Automation and orchestration technologies are used to bind together public and private clouds deployment models for the sharing of data and applications. Businesses typically use hybrid clouds to improve flexibility, access more deployment options, enforce security and compliance, and optimize existing infrastructure.

Benefits of shifting workloads to the cloud
Though use cases differ for different organizations, following are some of the most commonly known benefits of adopting a cloud service:

Cost optimization. With cloud computing, organizations eliminate the capital expenses of purchasing and configuring computing infrastructure, the personnel and costs of running on-premises data centers.
Speed. Cloud computing platforms offer services on-demand, allowing services to be deployed and applications to access production scale resources within minutes of deployment.
Scalability. The ability to scale up resource capacity rapidly is one of the prime benefits of leveraging the cloud. This allows an organization to provision resources based on demand spikes while keeping operating expenses low.
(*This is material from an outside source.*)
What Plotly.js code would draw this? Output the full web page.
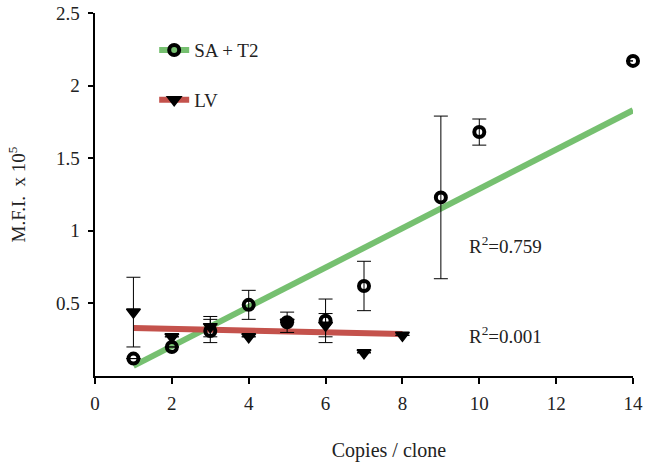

Enhanced application performance. By deploying services on globally distributed Content Distribution Networks (CDNs) and efficient load balancing mechanisms, a cloud deployment enables high availability and workload performance.
Reliability. Cloud computing also simplify data backup and disaster recovery, thereby assuring business continuity. Additionally, by leveraging innovative monitoring and storage strategies, cloud-based stateful workloads are considered much more resilient and reliable than those running on a monolith framework.